→ Given material
— start —

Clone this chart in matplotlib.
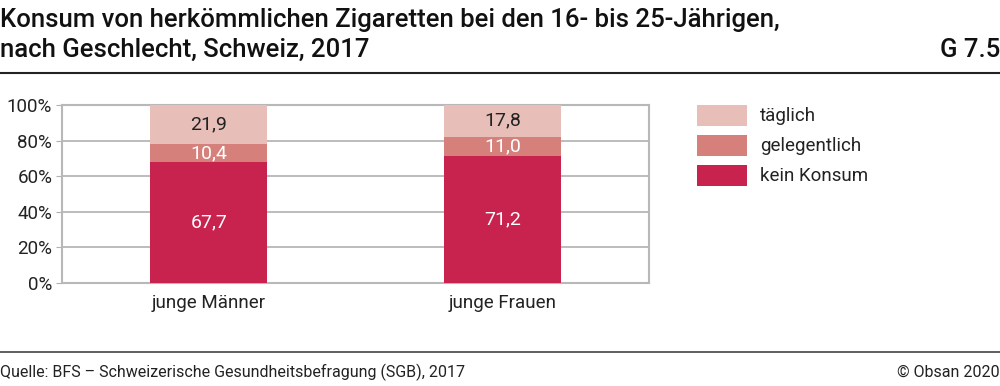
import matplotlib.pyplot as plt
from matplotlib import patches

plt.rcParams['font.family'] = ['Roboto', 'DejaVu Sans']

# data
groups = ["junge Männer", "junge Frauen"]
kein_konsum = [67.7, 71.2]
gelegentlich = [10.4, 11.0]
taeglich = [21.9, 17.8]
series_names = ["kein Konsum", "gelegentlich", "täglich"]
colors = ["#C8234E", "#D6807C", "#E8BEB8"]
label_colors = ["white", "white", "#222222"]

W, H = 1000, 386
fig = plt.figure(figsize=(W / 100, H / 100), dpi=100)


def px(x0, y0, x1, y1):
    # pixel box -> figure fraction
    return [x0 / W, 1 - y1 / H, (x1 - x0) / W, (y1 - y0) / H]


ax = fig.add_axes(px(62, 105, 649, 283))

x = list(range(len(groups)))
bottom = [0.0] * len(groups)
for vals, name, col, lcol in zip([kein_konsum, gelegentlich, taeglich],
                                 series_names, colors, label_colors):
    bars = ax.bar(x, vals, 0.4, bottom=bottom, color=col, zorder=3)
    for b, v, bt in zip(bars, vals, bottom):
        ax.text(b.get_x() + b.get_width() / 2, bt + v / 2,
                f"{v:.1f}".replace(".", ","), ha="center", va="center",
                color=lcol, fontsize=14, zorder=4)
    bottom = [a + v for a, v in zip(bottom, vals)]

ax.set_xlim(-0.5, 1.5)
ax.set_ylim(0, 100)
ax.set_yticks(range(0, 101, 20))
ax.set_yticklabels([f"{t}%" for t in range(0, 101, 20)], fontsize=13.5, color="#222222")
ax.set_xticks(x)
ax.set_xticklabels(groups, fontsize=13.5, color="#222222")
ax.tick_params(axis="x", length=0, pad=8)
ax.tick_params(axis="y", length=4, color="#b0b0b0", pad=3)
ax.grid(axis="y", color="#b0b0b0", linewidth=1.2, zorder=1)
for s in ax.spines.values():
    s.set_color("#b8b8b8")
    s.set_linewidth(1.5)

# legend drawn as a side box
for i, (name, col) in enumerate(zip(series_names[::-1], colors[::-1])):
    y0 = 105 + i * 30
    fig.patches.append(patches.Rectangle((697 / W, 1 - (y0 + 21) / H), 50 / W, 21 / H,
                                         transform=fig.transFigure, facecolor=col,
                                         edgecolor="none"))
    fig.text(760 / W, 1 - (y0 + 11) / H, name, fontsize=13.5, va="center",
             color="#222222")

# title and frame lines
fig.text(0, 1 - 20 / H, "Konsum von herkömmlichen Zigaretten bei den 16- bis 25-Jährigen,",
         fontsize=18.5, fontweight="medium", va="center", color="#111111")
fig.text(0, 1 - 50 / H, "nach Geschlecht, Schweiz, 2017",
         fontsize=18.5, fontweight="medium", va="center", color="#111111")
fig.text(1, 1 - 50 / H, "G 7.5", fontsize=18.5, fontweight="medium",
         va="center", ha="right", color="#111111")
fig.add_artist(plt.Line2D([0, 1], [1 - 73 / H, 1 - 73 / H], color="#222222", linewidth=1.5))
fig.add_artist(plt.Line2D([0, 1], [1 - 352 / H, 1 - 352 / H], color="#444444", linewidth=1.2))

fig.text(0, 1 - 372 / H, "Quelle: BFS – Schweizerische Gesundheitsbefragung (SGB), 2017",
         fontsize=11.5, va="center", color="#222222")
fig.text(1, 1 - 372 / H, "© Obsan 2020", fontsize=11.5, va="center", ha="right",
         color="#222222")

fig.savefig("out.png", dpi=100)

— end —

→ The problem
Write out nothing but the lines from the start of the data through the line with "plt.rcParams['font.family'] = ['Roboto', 'DejaVu". Leave out the pictures.

→ Solution
Clone this chart in matplotlib.
import matplotlib.pyplot as plt
from matplotlib import patches

plt.rcParams['font.family'] = ['Roboto', 'DejaVu Sans']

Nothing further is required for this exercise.